* _To be done_: Leave the pictures out and quote every line from the start of the listing to the line with "16, 18, 20]", inclusive.

* _Raw data_:

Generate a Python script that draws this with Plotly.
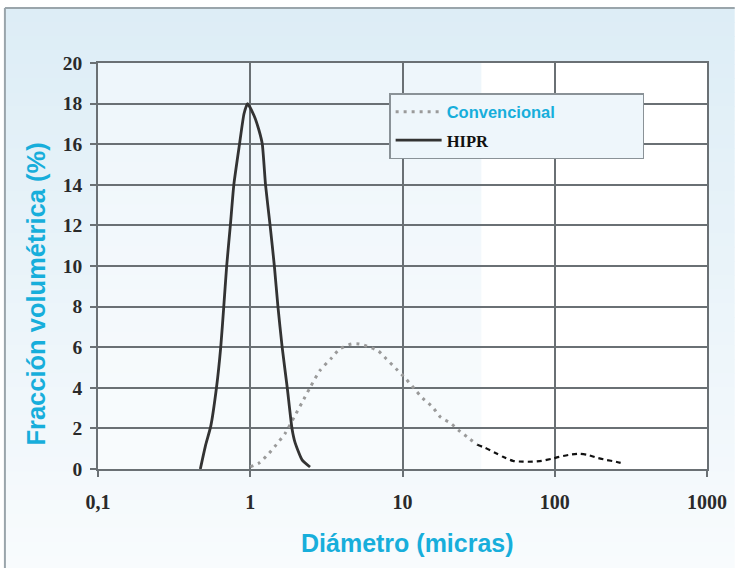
import plotly.graph_objects as go

# ---- data ----
x_ticks = [0.1, 1, 10, 100, 1000]
x_ticktext = ["0,1", "1", "10", "100", "1000"]
y_ticks = [0, 2, 4, 6, 8, 10, 12, 14, 16, 18, 20]

hipr_d = [0.47, 0.51, 0.55, 0.60, 0.64, 0.67, 0.70, 0.74, 0.78, 0.85, 0.91, 0.96,
          1.06, 1.14, 1.20, 1.26, 1.35, 1.44, 1.52, 1.62, 1.75, 1.88, 1.97, 2.19, 2.47]
hipr_v = [0.0, 1.2, 2.1, 4.0, 6.0, 8.0, 10.0, 12.0, 14.0, 16.0, 17.5, 18.0,
          17.4, 16.7, 16.0, 14.0, 12.0, 10.0, 8.0, 6.0, 4.0, 2.0, 1.3, 0.45, 0.1]

conv_d = [1.0, 1.15, 1.30, 1.48, 1.70, 1.94, 2.19, 2.47, 2.86, 3.43, 3.87, 4.62, 5.21,
          6.05, 6.93, 7.81, 9.07, 10.5, 11.9, 13.6, 15.8, 17.8, 20.7, 23.3, 27.1, 31.0]
conv_v = [0.11, 0.31, 0.70, 1.19, 1.77, 2.55, 3.28, 4.01, 4.84, 5.48, 5.92, 6.16, 6.16,
          6.01, 5.82, 5.43, 4.94, 4.45, 3.97, 3.48, 3.04, 2.55, 2.26, 1.92, 1.53, 1.19]
tail_d = [31.0, 34.9, 40.5, 45.7, 53.1, 61.7, 71.6, 82.0, 95.3, 107, 125, 145, 163,
          190, 217, 252, 284]
tail_v = [1.19, 1.04, 0.80, 0.60, 0.40, 0.36, 0.36, 0.40, 0.50, 0.60, 0.70, 0.75, 0.70,
          0.55, 0.45, 0.36, 0.26]

CYAN = "#17aedb"
GRID = "#6a7074"

# figure geometry (pixels) used to convert to paper coordinates
W, H = 739, 568
L, R, T, B = 98, 26, 63, 99
PW, PH = W - L - R, H - T - B


def px_x(p):
    return (p - L) / PW


def px_y(p):
    return (H - B - p) / PH


fig = go.Figure()
fig.add_trace(go.Scatter(
    x=conv_d, y=conv_v, mode="lines", name="Convencional" + "\u00a0" * 18,
    legendgroup="a",
    line=dict(color="#9a9a9a", width=3, dash="3px,5px", shape="spline", smoothing=0.6),
))
fig.add_trace(go.Scatter(
    x=tail_d, y=tail_v, mode="lines", showlegend=False, legendgroup="a",
    line=dict(color="#111111", width=2.2, dash="5px,4px", shape="spline", smoothing=0.6),
))
fig.add_trace(go.Scatter(
    x=hipr_d, y=hipr_v, mode="lines",
    name="<span style='color:#111;font-family:Liberation Serif'>HIPR</span>",
    legendgroup="b",
    line=dict(color="#333333", width=2.8, shape="spline", smoothing=0.5),
))

# background gradient + frame
shapes = []
n = 40
top = (221, 237, 246)
bot = (248, 251, 253)
fx0, fx1 = px_x(4), px_x(W + 2)
fy_top, fy_bot = px_y(8), px_y(H + 2)
for i in range(n):
    t = i / (n - 1)
    c = tuple(int(round(top[k] + (bot[k] - top[k]) * t)) for k in range(3))
    y1 = fy_top - i * (fy_top - fy_bot) / n
    y0 = fy_top - (i + 1) * (fy_top - fy_bot) / n
    shapes.append(dict(type="rect", xref="paper", yref="paper",
                       x0=fx0, x1=fx1, y0=y0 - 0.002, y1=y1,
                       fillcolor="rgb(%d,%d,%d)" % c, line=dict(width=0), layer="below"))
# lighter veil on the left of the plot area, white patch on the right side
shapes.append(dict(type="rect", xref="paper", yref="paper", x0=0, x1=px_x(485), y0=0, y1=1,
                   fillcolor="rgba(255,255,255,0.45)", line=dict(width=0), layer="below"))
shapes.append(dict(type="rect", xref="paper", yref="paper", x0=px_x(485), x1=1.0, y0=0, y1=1,
                   fillcolor="white", line=dict(width=0), layer="below"))
shapes.append(dict(type="line", xref="paper", yref="paper", x0=fx0, x1=fx1,
                   y0=fy_top, y1=fy_top, line=dict(color="#9aa5ab", width=2), layer="below"))
shapes.append(dict(type="line", xref="paper", yref="paper", x0=fx0, x1=fx0,
                   y0=fy_bot, y1=fy_top, line=dict(color="#9aa5ab", width=2), layer="below"))

fig.update_layout(
    width=W, height=H,
    margin=dict(l=L, r=R, t=T, b=B),
    paper_bgcolor="white",
    plot_bgcolor="rgba(0,0,0,0)",
    shapes=shapes,
    showlegend=True,
    legend=dict(
        x=px_x(392), y=px_y(93), xanchor="left", yanchor="top",
        bgcolor="#eef6fb", bordercolor="#8a9297", borderwidth=1.5,
        font=dict(family="Liberation Sans", size=16.5, color=CYAN, weight="bold"),
        tracegroupgap=4, itemwidth=46, traceorder="grouped",
    ),
    xaxis=dict(
        type="log", range=[-1, 3],
        tickvals=x_ticks, ticktext=x_ticktext,
        showgrid=True, gridcolor=GRID, gridwidth=1.8,
        showline=True, linecolor=GRID, linewidth=1.8, mirror=True,
        ticks="outside", ticklen=6, tickcolor=GRID, tickwidth=1.8,
        ticklabelstandoff=8,
        tickfont=dict(family="Liberation Serif", size=20, color="#2a2a2a", weight="bold"),
        zeroline=False,
    ),
    yaxis=dict(
        range=[0, 20], tickvals=y_ticks,
        showgrid=True, gridcolor=GRID, gridwidth=1.8,
        showline=True, linecolor=GRID, linewidth=1.8, mirror=True,
        ticks="outside", ticklen=6, tickcolor=GRID, tickwidth=1.8,
        ticklabelstandoff=4,
        tickfont=dict(family="Liberation Serif", size=19.5, color="#2a2a2a", weight="bold"),
        zeroline=False,
    ),
    annotations=[
        dict(text="Diámetro (micras)", xref="paper", yref="paper",
             x=px_x(411), y=px_y(543), xanchor="center", yanchor="middle", showarrow=False,
             font=dict(family="Liberation Sans", size=25, color=CYAN, weight="bold")),
        dict(text="Fracción volumétrica (%)", xref="paper", yref="paper",
             x=px_x(35), y=px_y(294), xanchor="center", yanchor="middle", showarrow=False,
             textangle=-90,
             font=dict(family="Liberation Sans", size=25.5, color=CYAN, weight="bold")),
    ],
)

fig.write_html("out.html")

* _Solution for this task_:
Generate a Python script that draws this with Plotly.
import plotly.graph_objects as go

# ---- data ----
x_ticks = [0.1, 1, 10, 100, 1000]
x_ticktext = ["0,1", "1", "10", "100", "1000"]
y_ticks = [0, 2, 4, 6, 8, 10, 12, 14, 16, 18, 20]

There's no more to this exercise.